- Film poster
- Directed by: Xander Robin
- Written by: Xander Robin
- Produced by: Joshua Sobel; Thelonious Brooks; Xander Robin;
- Starring: Michael Patrick Nicholson; Chelsea Lopez; Michael Godere;
- Cinematography: Matt Clegg
- Edited by: Dustin Waldman; Xander Robin;
- Music by: Garret H. Morris; DJ Burn One;
- Production company: Greatest Planet On Earth
- Distributed by: Cleopatra Entertainment
- Release dates: September 9, 2016 (Venice); February 13, 2018;
- Running time: 77 minutes
- Country: United States
- Language: English
- Budget: $90,000^{[citation needed]}

= Are We Not Cats =

2016 American horror film

Are We Not Cats is a 2016 American horror romance film written and directed by Xander Robin, about two strangers who spark romance through an unusual habit. The film stars Michael Patrick Nicholson, Chelsea Lopez, and Michael Godere.
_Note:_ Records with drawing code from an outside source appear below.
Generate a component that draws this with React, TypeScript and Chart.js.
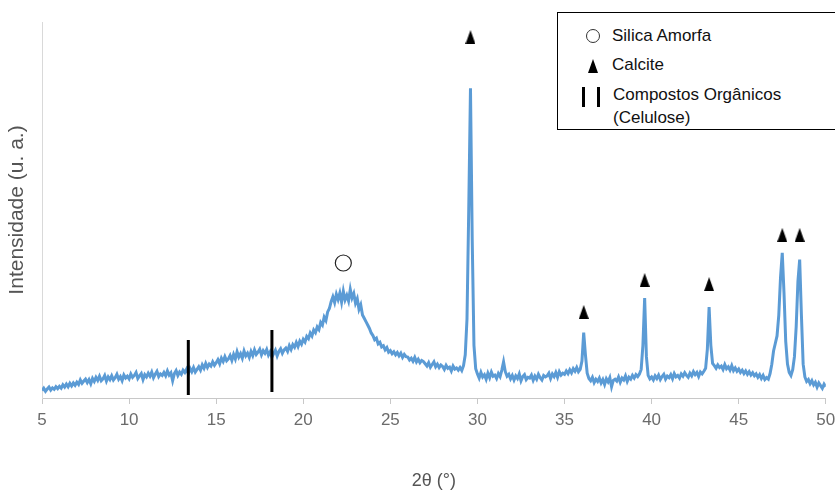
import React, { useEffect, useRef } from "react";
import { Chart, registerables } from "chart.js";

Chart.register(...registerables);

// 2θ scan: starts at 5°, 0.1° per reading
const thetaStart = 5;
const thetaStep = 0.1;

// Intensity readings (a.u.), one row per degree (x.0 … x.9)
const intensity: number[] = [
  // 5
  2.0, 2.6, 1.8, 2.4, 2.9, 2.1, 2.7, 2.3, 3.0, 2.5,
  // 6
  3.1, 2.6, 3.5, 2.9, 3.7, 3.0, 3.9, 3.2, 4.0, 3.4,
  // 7
  4.2, 3.6, 4.8, 3.9, 4.5, 5.0, 4.1, 4.9, 3.8, 5.2,
  // 8
  4.4, 5.5, 4.7, 5.8, 4.6, 5.1, 6.0, 4.5, 5.6, 4.9,
  // 9
  5.9, 4.8, 5.4, 6.3, 5.0, 5.7, 4.6, 6.1, 5.3, 5.8,
  // 10
  5.1, 6.4, 5.5, 6.0, 6.8, 5.2, 5.9, 6.5, 4.9, 6.2,
  // 11
  5.6, 6.6, 5.8, 6.9, 5.4, 6.3, 7.1, 5.7, 6.4, 6.0,
  // 12
  6.8, 5.9, 7.2, 6.1, 6.7, 4.6, 6.5, 7.3, 6.0, 6.9,
  // 13
  6.3, 7.4, 6.8, 7.7, 6.5, 7.9, 7.0, 8.1, 6.9, 7.6,
  // 14
  8.3, 7.4, 8.8, 7.9, 9.2, 8.1, 9.0, 8.5, 9.6, 8.7,
  // 15
  9.4, 10.2, 9.1, 10.6, 9.7, 11.0, 9.9, 10.4, 11.3, 10.0,
  // 16
  11.6, 10.4, 12.3, 10.9, 11.8, 10.6, 12.5, 11.2, 11.9, 10.8,
  // 17
  12.4, 11.3, 12.8, 11.6, 12.2, 13.0, 11.5, 12.6, 11.9, 12.9,
  // 18
  11.4, 12.3, 10.9, 11.8, 12.7, 11.2, 12.4, 13.1, 11.9, 12.8,
  // 19
  13.3, 12.4, 13.9, 12.9, 14.2, 13.5, 14.8, 13.7, 15.1, 14.3,
  // 20
  15.6, 14.9, 16.4, 15.8, 17.3, 16.5, 18.1, 17.4, 18.9, 18.2,
  // 21
  20.1, 19.4, 21.5, 20.6, 22.9, 23.8, 25.6, 26.9, 25.4, 27.6,
  // 22
  26.2, 27.9, 25.5, 28.4, 26.1, 27.3, 25.8, 28.9, 26.6, 27.8,
  // 23
  25.2, 26.4, 23.6, 24.8, 22.1, 21.2, 20.3, 19.4, 18.5, 17.3,
  // 24
  16.6, 15.5, 15.9, 14.4, 14.8, 13.6, 13.9, 12.8, 13.4, 12.2,
  // 25
  12.6, 11.8, 12.3, 11.5, 12.1, 11.2, 11.9, 10.8, 11.6, 11.0,
  // 26
  10.9, 10.1, 10.6, 9.8, 10.8, 9.6, 10.3, 9.4, 10.0, 9.7,
  // 27
  9.1, 8.5, 9.4, 8.2, 8.9, 9.6, 8.3, 9.0, 8.1, 8.8,
  // 28
  8.4, 7.6, 8.7, 7.9, 8.2, 7.2, 8.5, 7.7, 8.0, 7.4,
  // 29
  8.1, 7.3, 8.6, 11.5, 21.0, 50.0, 82.4, 42.0, 14.0, 7.8,
  // 30
  6.4, 5.3, 6.8, 5.6, 6.2, 5.0, 6.6, 5.4, 6.9, 5.8,
  // 31
  6.1, 5.2, 6.5, 5.7, 7.4, 9.6, 7.0, 5.8, 6.3, 5.1,
  // 32
  6.0, 4.8, 5.9, 5.2, 6.4, 4.6, 5.7, 6.2, 4.9, 5.5,
  // 33
  5.3, 6.1, 4.7, 5.8, 5.0, 6.3, 5.4, 4.8, 6.0, 5.6,
  // 34
  5.9, 6.6, 5.2, 6.4, 5.7, 6.8, 5.5, 7.0, 6.1, 6.6,
  // 35
  6.3, 7.2, 6.5, 7.5, 6.7, 7.8, 7.1, 8.1, 7.0, 7.6,
  // 36
  9.8, 17.4, 11.5, 6.6, 5.2, 4.6, 5.5, 4.1, 5.0, 4.4,
  // 37
  5.3, 4.0, 4.9, 3.6, 5.1, 4.3, 5.4, 3.0, 4.7, 5.0,
  // 38
  4.5, 5.6, 4.2, 5.3, 4.8, 5.9, 4.4, 5.5, 5.0, 6.0,
  // 39
  5.3, 6.2, 5.7, 6.4, 7.6, 14.0, 26.6, 11.0, 6.0, 5.1,
  // 40
  5.6, 4.8, 5.9, 5.2, 6.1, 4.9, 5.7, 6.3, 5.0, 5.8,
  // 41
  5.4, 6.2, 5.1, 6.5, 5.6, 6.0, 5.3, 6.4, 5.8, 6.7,
  // 42
  6.0, 5.5, 6.6, 5.9, 7.0, 6.2, 6.8, 5.7, 6.9, 6.4,
  // 43
  7.1, 7.9, 13.0, 24.2, 14.0, 9.2, 8.6, 7.9, 8.8, 8.1,
  // 44
  8.5, 7.6, 8.9, 7.8, 8.3, 7.4, 8.6, 7.3, 8.0, 7.1,
  // 45
  7.7, 6.8, 7.4, 6.5, 7.2, 6.3, 7.0, 6.1, 6.7, 5.9,
  // 46
  6.4, 5.5, 6.2, 5.2, 6.0, 4.9, 5.4, 5.0, 6.5, 9.0,
  // 47
  12.5, 14.5, 16.5, 22.0, 32.0, 38.6, 28.0, 15.0, 9.0, 6.8,
  // 48
  6.0, 7.5, 11.0, 19.0, 31.0, 36.8, 22.0, 9.0, 5.6, 4.4,
  // 49
  4.9, 3.8, 4.6, 3.5, 4.2, 2.9, 4.0, 3.3, 2.6, 3.7,
  // 50
  3.0,
];

// Peak markers
const calciteTheta = [29.6, 36.1, 39.6, 43.3, 47.5, 48.5];
const calciteMark = [96.0, 22.9, 31.4, 30.3, 43.4, 43.4];
const silicaTheta = [22.3];
const silicaMark = [35.9];
const celluloseTheta = [13.4, 18.2];
const celluloseLow = [0.8, 1.6];
const celluloseHigh = [15.4, 18.1];

const xTicks = [5, 10, 15, 20, 25, 30, 35, 40, 45, 50];

const FONT = "'Liberation Sans', Arial, sans-serif";

function makeTriangle(): HTMLCanvasElement {
  const c = document.createElement("canvas");
  c.width = 10;
  c.height = 14;
  const g = c.getContext("2d")!;
  g.fillStyle = "#000";
  g.beginPath();
  g.moveTo(5, 0);
  g.lineTo(10, 14);
  g.lineTo(0, 14);
  g.closePath();
  g.fill();
  return c;
}

export default function App() {
  const ref = useRef<HTMLCanvasElement | null>(null);

  useEffect(() => {
    if (!ref.current) return;
    const tri = makeTriangle();
    const lineData = intensity.map((v, i) => ({
      x: +(thetaStart + i * thetaStep).toFixed(2),
      y: v,
    }));
    const barSets = celluloseTheta.map((t, i) => ({
      type: "line" as const,
      data: [
        { x: t, y: celluloseLow[i] },
        { x: t, y: celluloseHigh[i] },
      ],
      borderColor: "#000",
      borderWidth: 3,
      pointRadius: 0,
      order: 0,
    }));
    const chart = new Chart(ref.current, {
      type: "line",
      data: {
        datasets: [
          {
            type: "scatter",
            data: calciteTheta.map((t, i) => ({ x: t, y: calciteMark[i] })),
            pointStyle: tri,
            pointRadius: 7,
            order: 0,
          } as any,
          {
            type: "scatter",
            data: silicaTheta.map((t, i) => ({ x: t, y: silicaMark[i] })),
            pointStyle: "circle",
            pointRadius: 8,
            backgroundColor: "rgba(255,255,255,0)",
            borderColor: "#222",
            borderWidth: 1.2,
            order: 0,
          } as any,
          ...(barSets as any[]),
          {
            type: "line",
            data: lineData,
            borderColor: "#5b9bd5",
            borderWidth: 3,
            pointRadius: 0,
            tension: 0,
            order: 1,
          },
        ],
      },
      options: {
        animation: false,
        responsive: true,
        maintainAspectRatio: false,
        layout: { padding: { top: 22, right: 7, left: 0, bottom: 0 } },
        plugins: {
          legend: { display: false },
          tooltip: { enabled: false },
        },
        scales: {
          x: {
            type: "linear",
            min: 5,
            max: 50,
            afterFit: (s: any) => {
              s.height = 94;
              s.paddingRight = 0;
              s.paddingLeft = 0;
            },
            afterBuildTicks: (s: any) => {
              s.ticks = xTicks.map((v) => ({ value: v }));
            },
            ticks: {
              color: "#6b6b6b",
              font: { family: FONT, size: 17 },
              padding: 6,
              maxRotation: 0,
              autoSkip: false,
            },
            grid: {
              display: true,
              drawOnChartArea: false,
              drawTicks: true,
              tickLength: 6,
              color: "#c8c8c8",
            },
            border: { display: true, color: "#c8c8c8", width: 1 },
            title: {
              display: true,
              text: "2θ (°)",
              color: "#555",
              font: { family: FONT, size: 18 },
              padding: { top: 0, bottom: 0 },
            },
          },
          y: {
            type: "linear",
            min: 0,
            max: 100,
            afterFit: (s: any) => {
              s.width = 42;
            },
            ticks: { display: false },
            grid: { display: false },
            border: { display: true, color: "#d9d9d9", width: 1 },
            title: {
              display: true,
              text: "Intensidade (u. a.)",
              color: "#555",
              font: { family: FONT, size: 21 },
              padding: { top: 5, bottom: 0 },
            },
          },
        },
      },
    });
    return () => chart.destroy();
  }, []);

  const textStyle: React.CSSProperties = {
    position: "absolute",
    left: 54,
    fontFamily: FONT,
    fontSize: 17,
    color: "#111",
    lineHeight: "20px",
    whiteSpace: "nowrap",
  };

  return (
    <div
      style={{
        position: "fixed",
        left: 0,
        top: 0,
        width: 835,
        height: 492,
        background: "#fff",
        overflow: "hidden",
      }}
    >
      <canvas ref={ref} />
      <div
        style={{
          position: "absolute",
          left: 557,
          top: 12,
          width: 300,
          height: 118,
          border: "1px solid #000",
          background: "#fff",
          boxSizing: "border-box",
        }}
      >
        <div
          style={{
            position: "absolute",
            left: 28,
            top: 16,
            width: 14,
            height: 14,
            borderRadius: "50%",
            border: "1.2px solid #333",
            boxSizing: "border-box",
          }}
        />
        <div style={{ ...textStyle, top: 13 }}>Silica Amorfa</div>
        <div
          style={{
            position: "absolute",
            left: 30,
            top: 46,
            width: 0,
            height: 0,
            borderLeft: "5px solid transparent",
            borderRight: "5px solid transparent",
            borderBottom: "14px solid #000",
          }}
        />
        <div style={{ ...textStyle, top: 42 }}>Calcite</div>
        <div
          style={{
            position: "absolute",
            left: 24,
            top: 74,
            width: 3,
            height: 20,
            background: "#000",
          }}
        />
        <div
          style={{
            position: "absolute",
            left: 39,
            top: 74,
            width: 3,
            height: 20,
            background: "#000",
          }}
        />
        <div style={{ ...textStyle, left: 55, top: 72 }}>Compostos Orgânicos</div>
        <div style={{ ...textStyle, left: 55, top: 95 }}>(Celulose)</div>
      </div>
    </div>
  );
}
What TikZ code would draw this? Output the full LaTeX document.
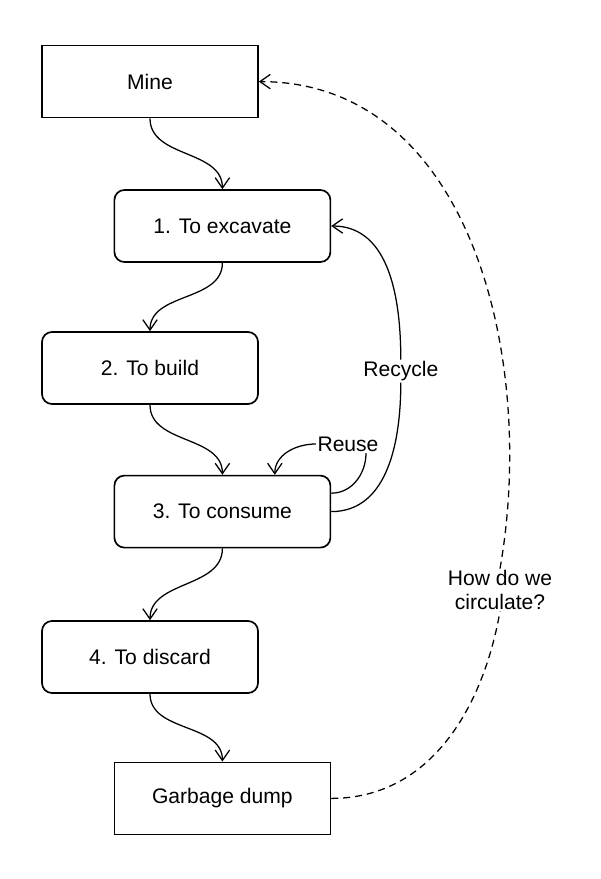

The film premiered at the 73rd Venice International Film Festival and was listed as one of the top 10 horror films of 2018 by Rotten Tomatoes.

== Synopsis ==
After losing his job, girlfriend, and home in a single day, Eli, a desperate twenty-something accepts a delivery job in a remote upstate backwater. There he meets Anya, a beguiling young woman with whom he shares a strange habit.

Eli's skin picking is reminiscent of excoriation disorder and trichotillomania, while Anya's hair picking is reminiscent of trichotillomania and trichophagia, leading to a climactic case of Rapunzel syndrome.

== Release ==
The film had its world premiere at the 73rd Venice International Film Festival as the closing film of the Critics Week sidebar.

It later screened at 2016 Sitges Film Festival, Stockholm International Film Festival, Oldenburg International Film Festival, Chicago International Film Festival, and won best narrative feature at the 2017 Sidewalk Film Festival.

Are We Not Cats was released in North America in 2018 by Cleopatra Entertainment.

It was later released to stream on Shudder.

== Reception ==
On Rotten Tomatoes, the film has a rating of 91%, based on 11 reviews. On Metacritic, it has a score of 68 out of 100, based on reviews from 5 critics, indicating "generally favorable" reviews.